The Research Corporation of the University of Hawaiʻi (RCUH), which services the entire 10-campus UH System, has awarded the Maunakea Rangers first place as an exemplary team for their contributions and impact to research conducted on the mauna. The rangers are Mark Ellis, Robert Madrigal, Oscar Poua, and Tommy Waltjen.
The RCUH awards were presented at a luncheon event on October 24. A selection committee comprised of Peter Adler, Sarah Guay and Taryn Salmon selected the awardees.
RCUH was established by the state in 1965 as a public agency and is attached to UH for administrative purposes. The Maunakea Rangers are part of the Center for Maunakea Stewardship, which reports directly to the Office of the Chancellor at the University of Hawai‘i at Hilo.
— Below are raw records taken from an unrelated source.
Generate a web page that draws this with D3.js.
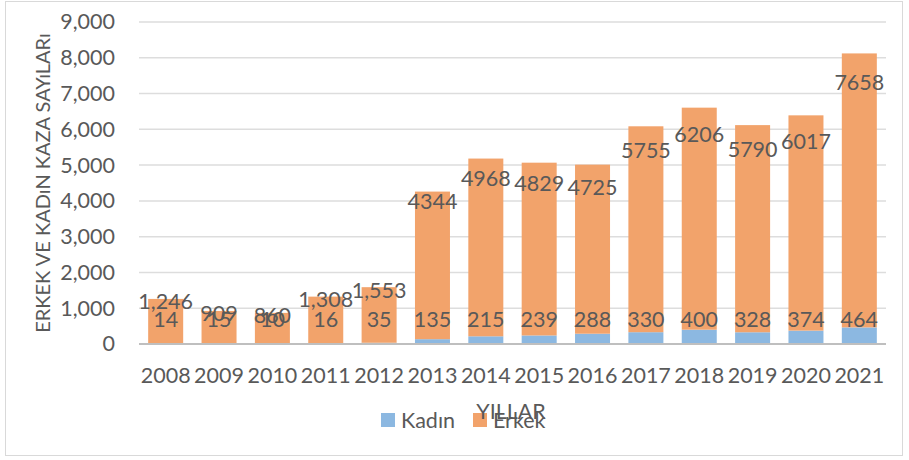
<!DOCTYPE html>
<html>
<head>
<meta charset="utf-8">
<script src="https://cdn.jsdelivr.net/npm/d3@7"></script>
<style>
  html, body { margin: 0; padding: 0; background: #fff; }
  svg { display: block; }
  text { font-family: Lato, "Open Sans", sans-serif; fill: #595959; }
</style>
</head>
<body>
<svg id="chart" width="909" height="460"></svg>
<script>
// ---- data ----
const years = ["2008","2009","2010","2011","2012","2013","2014","2015","2016","2017","2018","2019","2020","2021"];
const kadin = [14, 15, 10, 16, 35, 135, 215, 239, 288, 330, 400, 328, 374, 464];
const erkek = [1246, 909, 860, 1308, 1553, 4125, 4968, 4829, 4725, 5755, 6206, 5790, 6017, 7658];
const kadinLabels = ["14","15","10","16","35","135","215","239","288","330","400","328","374","464"];
const erkekLabels = ["1,246","909","860","1,308","1,553","4344","4968","4829","4725","5755","6206","5790","6017","7658"];
const yTicks = [0, 1000, 2000, 3000, 4000, 5000, 6000, 7000, 8000, 9000];
const seriesNames = ["Kadın", "Erkek"];
const colors = ["#8CB8E1", "#F2A36B"];
const yTitle = "ERKEK VE KADıN KAZA SAYıLARı";
const xTitle = "YILLAR";

// ---- build ----
(function () {
const svg = d3.select("#chart");
const pLeft = 139, pRight = 886, pTop = 22, pBottom = 344;
const fs = 21.5;

// border
svg.append("rect")
  .attr("x", 5.5).attr("y", 1.5).attr("width", 897).attr("height", 454)
  .attr("fill", "#fff").attr("stroke", "#D9D9D9").attr("stroke-width", 1);

const x = d3.scaleBand().domain(years).range([pLeft, pRight]).paddingInner(0.344).paddingOuter(0.172);
const y = d3.scaleLinear().domain([0, 9000]).range([pBottom, pTop]);

// gridlines
svg.append("g").selectAll("line").data(yTicks.filter(d => d > 0)).join("line")
  .attr("x1", pLeft).attr("x2", pRight)
  .attr("y1", d => y(d)).attr("y2", d => y(d))
  .attr("stroke", "#DDDDDD").attr("stroke-width", 1.5);

// y axis labels
const yAxis = d3.axisLeft(y).tickValues(yTicks).tickFormat(d3.format(",")).tickSize(0).tickPadding(0);
const gy = svg.append("g").attr("transform", "translate(115,0)").call(yAxis);
gy.select(".domain").remove();
gy.selectAll("text").attr("font-size", fs).attr("fill", "#595959")
  .style("font-family", "Lato, 'Open Sans', sans-serif");

// stacked data
const rows = years.map((yr, i) => ({ year: yr, "Kadın": kadin[i], "Erkek": erkek[i] }));
const stack = d3.stack().keys(seriesNames)(rows);

svg.append("g").selectAll("g").data(stack).join("g")
  .attr("fill", (d, i) => colors[i])
  .selectAll("rect").data(d => d).join("rect")
  .attr("x", d => x(d.data.year))
  .attr("width", x.bandwidth())
  .attr("y", d => y(d[1]))
  .attr("height", d => y(d[0]) - y(d[1]));

// x axis
const xAxis = d3.axisBottom(x).tickSize(0).tickPadding(0);
const gx = svg.append("g").attr("transform", `translate(0,${pBottom})`).call(xAxis);
gx.select(".domain").remove();
gx.selectAll("text").attr("font-size", fs).attr("fill", "#595959")
  .attr("dy", null).attr("y", 30.5).attr("dominant-baseline", "central")
  .style("font-family", "Lato, 'Open Sans', sans-serif");
svg.append("line")
  .attr("x1", pLeft).attr("x2", pRight).attr("y1", pBottom).attr("y2", pBottom)
  .attr("stroke", "#BFBFBF").attr("stroke-width", 2);

// data labels - Kadın
const kadinLabelY = y(700);
svg.append("g").selectAll("text").data(years).join("text")
  .attr("x", d => x(d) + x.bandwidth() / 2)
  .attr("y", kadinLabelY)
  .attr("text-anchor", "middle").attr("dominant-baseline", "central")
  .attr("font-size", fs)
  .text((d, i) => kadinLabels[i]);

// data labels - Erkek
svg.append("g").selectAll("text").data(years).join("text")
  .attr("x", d => x(d) + x.bandwidth() / 2)
  .attr("y", (d, i) => {
    const v = +erkekLabels[i].replace(/,/g, "");
    const inside = y(v) + 12;
    return inside < kadinLabelY - 22 ? inside : y(v) + 2;
  })
  .attr("text-anchor", "middle").attr("dominant-baseline", "central")
  .attr("font-size", fs)
  .text((d, i) => erkekLabels[i]);

// y title
svg.append("text")
  .attr("transform", `translate(42,${(pTop + pBottom) / 2}) rotate(-90)`)
  .attr("text-anchor", "middle").attr("dominant-baseline", "central")
  .attr("font-size", 20)
  .text(yTitle);

// legend
const legend = svg.append("g");
const legendX = [381, 473];
seriesNames.forEach((name, i) => {
  legend.append("rect").attr("x", legendX[i]).attr("y", 413).attr("width", 14).attr("height", 14).attr("fill", colors[i]);
  legend.append("text").attr("x", legendX[i] + 20).attr("y", 420)
    .attr("dominant-baseline", "central").attr("font-size", fs).text(name);
});

// x title
svg.append("text")
  .attr("x", 511).attr("y", 411)
  .attr("text-anchor", "middle").attr("dominant-baseline", "central")
  .attr("font-size", fs)
  .text(xTitle);
})();
</script>
</body>
</html>
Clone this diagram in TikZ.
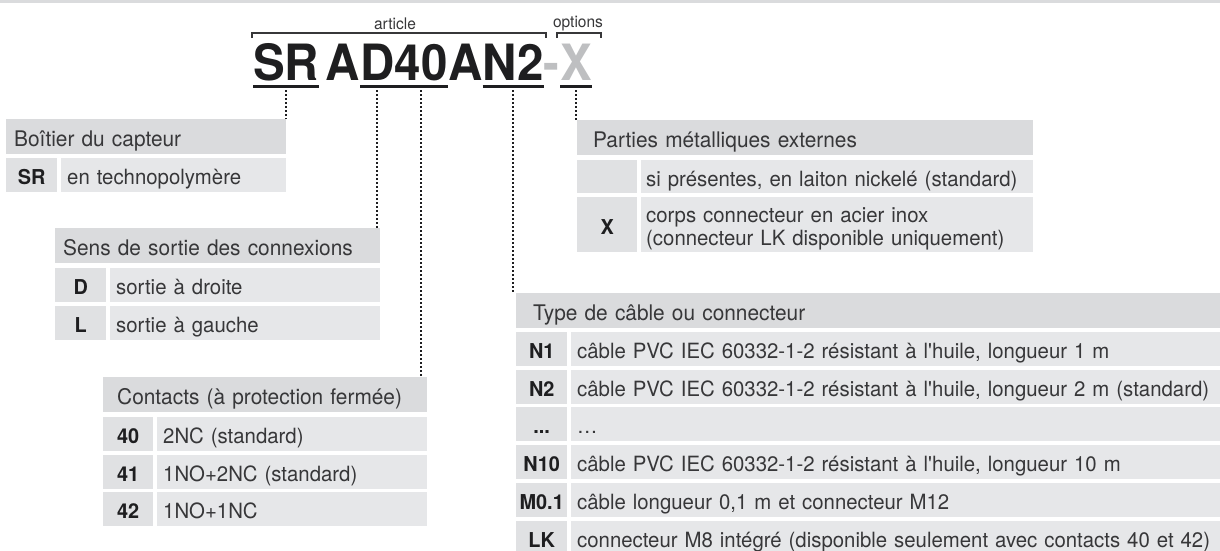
\documentclass[tikz,border=0pt]{standalone}
\usepackage{fontspec}
\setmainfont[FakeStretch=0.97]{TeX Gyre Heros}
\newfontfamily\grandcode[FakeStretch=0.95]{TeX Gyre Heros}
\usepackage{tikz}
\usetikzlibrary{positioning}

\definecolor{grisTete}{RGB}{218,219,221}
\definecolor{grisLigne}{RGB}{230,231,233}
\definecolor{grisCode}{RGB}{224,225,227}
\definecolor{texteGris}{RGB}{55,55,57}
\definecolor{noirCode}{RGB}{30,30,32}
\definecolor{grisOption}{RGB}{190,191,193}

\begin{document}
\begin{tikzpicture}[x=1pt, y=-1pt,
            every node/.style={inner sep=0pt, text=texteGris},
            larg/.code 2 args={\pgfmathsetmacro\largTot{#1}\pgfmathsetmacro\largTxt{#1-2*#2}%
                \tikzset{minimum width=\largTot pt, text width=\largTxt pt, inner xsep=#2pt}},
            entete/.style={fill=grisTete, anchor=north west, align=left, minimum height=35pt,
                font=\fontsize{21.5}{25}\selectfont, text height=20pt, text depth=0pt},
            texte/.style={fill=grisLigne, anchor=north west, align=left, minimum height=34pt,
                font=\fontsize{21}{23}\selectfont, text height=19pt, text depth=0pt},
            code/.style={fill=grisCode, anchor=north west, minimum width=#1, minimum height=34pt,
                font=\bfseries\fontsize{20.5}{23}\selectfont, text=noirCode, text height=19pt, text depth=0pt},
            lettre/.style={font=\grandcode\bfseries\fontsize{50}{50}\selectfont, text=noirCode,
                text height=36pt, text depth=0pt},
            option/.style={lettre, text=grisOption},
            etiquette/.style={font=\fontsize{16}{18}\selectfont},
            souligne/.style={draw=noirCode, line width=3pt},
            pointille/.style={draw=noirCode, line width=2pt, dash pattern=on 2pt off 2pt},
            accolade/.style={draw=texteGris, line width=1.5pt}]
            \useasboundingbox (0,0) rectangle (1220,550);
            \fill[grisTete] (0,0) rectangle (1220,3);

            % code article
            \node[lettre, anchor=base west] (codeSR) at (253,80) {SR};
            \node[lettre]  (codeA)     [right=6pt of codeSR]   {A};
            \node[lettre]  (codeD)     [right=0pt of codeA]    {D};
            \node[lettre]  (code40)    [right=0pt of codeD]    {40};
            \node[lettre]  (codeA2)    [right=0pt of code40]   {A};
            \node[lettre]  (codeN2)    [right=0pt of codeA2]   {N2};
            \node[option]  (codeTiret) [right=0pt of codeN2]   {-};
            \node[option]  (codeX)     [right=0pt of codeTiret] {X};
            \node[etiquette] (article) at (395,24) {article};
            \node[etiquette] (options) at (578,24) {options};
            \draw[accolade] (252,38) |- (546,33) -- (546,38);
            \draw[accolade] (557,38) |- (601,33) -- (601,38);
            \foreach \c in {codeSR,codeD,code40,codeN2,codeX}
                \draw[souligne] ([yshift=-6pt]\c.south west) -- ([yshift=-6pt]\c.south east);

            % boitier
            \node[entete, larg={280}{8}] (boitierTete) at (6,119) {Boîtier du capteur};
            \node[code=51pt] (boitierSR) at (6,158) {SR};
            \node[texte, larg={225}{6}] (boitierSRtxt) at (61,158) {en technopolymère};

            % sens de sortie
            \node[entete, larg={325}{8}] (sensTete) at (55,228) {Sens de sortie des connexions};
            \node[code=51pt] (sensD) at (55,268) {D};
            \node[texte, larg={270}{6}] (sensDtxt) at (110,268) {sortie à droite};
            \node[code=51pt] (sensL) at (55,306) {L};
            \node[texte, larg={270}{6}] (sensLtxt) at (110,306) {sortie à gauche};

            % contacts
            \node[entete, larg={324}{14}] (contTete) at (103,377) {Contacts (à protection fermée)};
            \node[code=50pt] (cont40) at (103,417) {40};
            \node[texte, larg={270}{6}] (cont40txt) at (157,417) {2NC (standard)};
            \node[code=50pt] (cont41) at (103,455) {41};
            \node[texte, larg={270}{6}] (cont41txt) at (157,455) {1NO+2NC (standard)};
            \node[code=50pt] (cont42) at (103,492) {42};
            \node[texte, larg={270}{6}] (cont42txt) at (157,492) {1NO+1NC};

            % parties metalliques
            \node[entete, larg={456}{16}] (partTete) at (577,120) {Parties métalliques externes};
            \node[code=60pt, minimum height=33pt] (partVide) at (577,160) {};
            \node[texte, larg={392}{5}, minimum height=33pt] (partVidetxt) at (641,160)
                {si présentes, en laiton nickelé (standard)};
            \node[code=60pt, minimum height=55pt] (partX) at (577,197) {X};
            \node[texte, larg={392}{5}, minimum height=55pt, text depth=23pt] (partXtxt) at (641,197)
                {corps connecteur en acier inox\\(connecteur LK disponible uniquement)};

            % type de cable
            \node[entete, larg={704}{17}] (typeTete) at (516,293) {Type de câble ou connecteur};
            \node[code=51pt] (typeN1) at (516,332) {N1};
            \node[texte, larg={664}{6}] (typeN1txt) at (571,332)
                {câble PVC IEC 60332-1-2 résistant à l\textquotesingle huile, longueur 1 m};
            \node[code=51pt] (typeN2) at (516,370) {N2};
            \node[texte, larg={664}{6}] (typeN2txt) at (571,370)
                {câble PVC IEC 60332-1-2 résistant à l\textquotesingle huile, longueur 2 m (standard)};
            \node[code=51pt] (typeEtc) at (516,407) {...};
            \node[texte, larg={664}{6}] (typeEtctxt) at (571,407) {\ldots};
            \node[code=51pt] (typeN10) at (516,445) {N10};
            \node[texte, larg={664}{6}] (typeN10txt) at (571,445)
                {câble PVC IEC 60332-1-2 résistant à l\textquotesingle huile, longueur 10 m};
            \node[code=51pt] (typeM01) at (516,483) {M0.1};
            \node[texte, larg={664}{6}] (typeM01txt) at (571,483)
                {câble longueur 0,1 m et connecteur M12};
            \node[code=51pt] (typeLK) at (516,521) {LK};
            \node[texte, larg={664}{6}] (typeLKtxt) at (571,521)
                {connecteur M8 intégré (disponible seulement avec contacts 40 et 42)};

            % renvois
            \draw[pointille] ([yshift=-10pt]codeSR.south) -- (codeSR.south |- boitierTete.north);
            \draw[pointille] ([yshift=-10pt]codeD.south)  -- (codeD.south |- sensTete.north);
            \draw[pointille] ([yshift=-10pt]code40.south) -- (code40.south |- contTete.north);
            \draw[pointille] ([yshift=-10pt]codeN2.south) -- (codeN2.south |- typeTete.north);
            \draw[pointille] ([yshift=-10pt]codeX.south)  -- (codeX.south |- partTete.north);
        \end{tikzpicture}
\end{document}
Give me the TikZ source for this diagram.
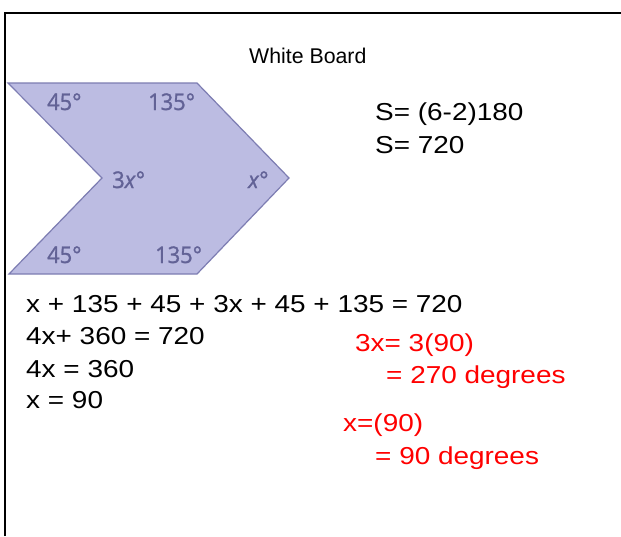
\documentclass[tikz,border=0pt]{standalone}
\usepackage{fontspec}
\setmainfont{Liberation Sans}
\newfontfamily\eqfont[FakeStretch=1.14]{Liberation Sans}
\newfontfamily\shapefont[FakeStretch=0.95,FakeBold=1.2]{Open Sans}
\definecolor{shapefill}{RGB}{188,188,226}
\definecolor{shapeedge}{RGB}{125,125,178}
\definecolor{anglabel}{RGB}{98,98,150}
\definecolor{redtext}{RGB}{255,0,0}
\begin{document}
\begin{tikzpicture}[x=1pt,y=-1pt,
  eq/.style={anchor=base west, inner sep=0pt, font=\eqfont\fontsize{24.5}{24.5}\selectfont},
  redeq/.style={eq, text=redtext},
  ang/.style={anchor=base west, inner sep=0pt, text=anglabel, font=\shapefont\fontsize{23}{23}\selectfont},
  title/.style={anchor=base west, inner sep=0pt, font=\fontsize{21.3}{21.3}\selectfont}]
\useasboundingbox (0,0) rectangle (621,536);
\fill[white] (0,0) rectangle (621,536);
\draw[line width=2pt] (5,536) -- (5,12.5) -- (621,12.5);
% shape
\filldraw[fill=shapefill, draw=shapeedge, line width=1.2pt]
  (8,83) -- (197,83) -- (289,178) -- (197,274) -- (9,274) -- (102,178) -- cycle;
\node[ang] (a1) at (47,110) {45°};
\node[ang] (a2) at (148,110) {135°};
\node[ang] (a3) at (112,188) {3\textit{x}°};
\node[ang] (a4) at (248,188) {\textit{x}°};
\node[ang] (a5) at (47,263) {45°};
\node[ang] (a6) at (155,263) {135°};
% title
\node[title] (t) at (249,63) {White Board};
% sum
\node[eq] (s1) at (375,120) {S= (6-2)180};
\node[eq] (s2) at (375,153) {S= 720};
% equations
\node[eq] (e1) at (26,312) {x + 135 + 45 + 3x + 45 + 135 = 720};
\node[eq] (e2) at (26,344) {4x+ 360 = 720};
\node[eq] (e3) at (26,377) {4x = 360};
\node[eq] (e4) at (26,408) {x = 90};
% red
\node[redeq] (r1) at (355,351) {3x= 3(90)};
\node[redeq] (r2) at (386,383) {= 270 degrees};
\node[redeq] (r3) at (343,431) {x=(90)};
\node[redeq] (r4) at (375,464) {= 90 degrees};
\end{tikzpicture}
\end{document}
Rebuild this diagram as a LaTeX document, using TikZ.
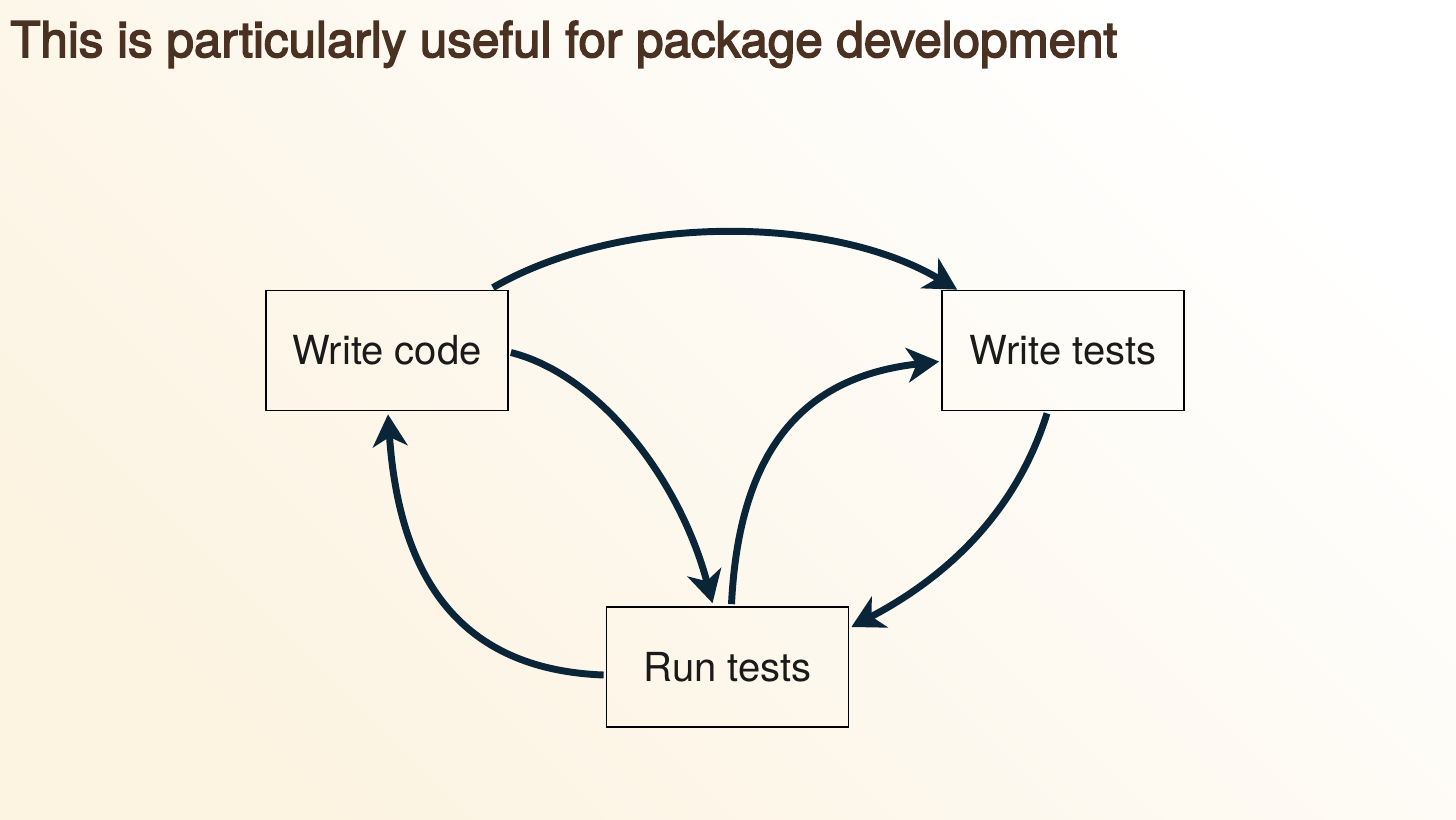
\documentclass[tikz,border=0pt]{standalone}
\usepackage{fontspec}
\setmainfont{TeX Gyre Heros}
\newfontfamily\titlefont[FakeBold=3]{TeX Gyre Heros}
\usetikzlibrary{arrows.meta,calc}
\definecolor{cream}{HTML}{FCF3E1}
\definecolor{titlebrown}{HTML}{4A3122}
\definecolor{arrownavy}{HTML}{0B2538}
\definecolor{boxtext}{HTML}{1A1A1A}
\tikzset{
  stepbox/.style={draw=black, line width=1.3pt, fill=none, minimum width=181.5pt, minimum height=90pt, inner sep=0pt, text=boxtext, font=\fontsize{30}{34}\selectfont},
  flow/.style={draw=arrownavy, line width=5.2pt, -{Stealth[length=24pt,width=26pt,inset=7pt]}},
}
\begin{document}
\begin{tikzpicture}[x=0.75pt,y=-0.75pt]
\shade[top color=white, bottom color=cream, shading angle=-45] (0,0) rectangle (1456,819);
\useasboundingbox (0,0) rectangle (1456,819);
\node[anchor=base west, inner sep=0pt, text=titlebrown, font=\titlefont\fontsize{37}{44}\selectfont] (title) at (10,57) {This is particularly useful for package development};
\node[stepbox] (wc) at (387,350.5) {Write code};
\node[stepbox] (wt) at (1063,350.5) {Write tests};
\node[stepbox] (rt) at (727.5,667) {Run tests};
\draw[flow] ($(wc.north east)+(-16,-2)$) .. controls (620,214) and (830,214) .. ($(wt.north west)+(16,0)$);
\draw[flow] ($(wc.east)+(2,2)$) .. controls (600,375) and (680,480) .. ($(rt.north)+(-15,-3)$);
\draw[flow] ($(rt.north)+(4,-2)$) .. controls (740,430) and (820,375) .. ($(wt.west)+(-2,11)$);
\draw[flow] ($(wt.south)+(-16,2)$) .. controls (1020,500) and (960,570) .. ($(rt.east)+(2,-40)$);
\draw[flow] ($(rt.west)+(-2,8)$) .. controls (470,670) and (400,590) .. ($(wc.south)+(1,3)$);
\end{tikzpicture}
\end{document}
The awards covered three categories (Team, Project Support Staff, and Researcher/Project Manager) based on the following:
- Initiative, leadership and resourcefulness in carrying out their achievements.
- Impact of their achievements on the project, professional field and/or larger community.
- Other variables such as the significance or quality of their achievements.
Each individual received a certificate and cash award. First-place awardees received $1,000 (shared equally by team members), while second-place awardees received $500 (shared equally by team members).
The rangers received first place in the team category, tied with the Cooperative Institute for Marine and Atmospheric Research, UH Mānoa School of Ocean and Earth Science and Technology (Corinne Amir, Jonny Charendoff, Mia Lamirand, Frances Lichowski).
Second Place in Team Category: Ola HAWAII, UH Mānoa John A. Burns School of Medicine (Grace Matsuura, Kimberley Spencer-Tolentino, JoAnn Tsark). Honorable Mention: Applied Research Laboratory, UH Maui (Yvette Gurule, Gerry Smith, Kelly Suzuki Payba, Lynette Yamamoto).
Shortly after its founding in the fall of 2000, the Center for Maunakea Stewardship established the ranger program to provide daily oversight of activities on UH managed lands to protect the resources and to provide for public safety. A key responsibility is informing visitors about the cultural, natural and scientific significance, as well as the hazards of visiting the mountain. They conduct daily patrols between mid-level (9,200′) facilities and the summit. Patrol reports are submitted daily.
Rangers perform a variety of other duties including providing emergency assistance, assisting stranded motorists, coordinating litter removal, conducting trail maintenance, inspecting the observatories for compliance with their Conservation District Use Permits, and providing visitors with cultural information about Maunakea.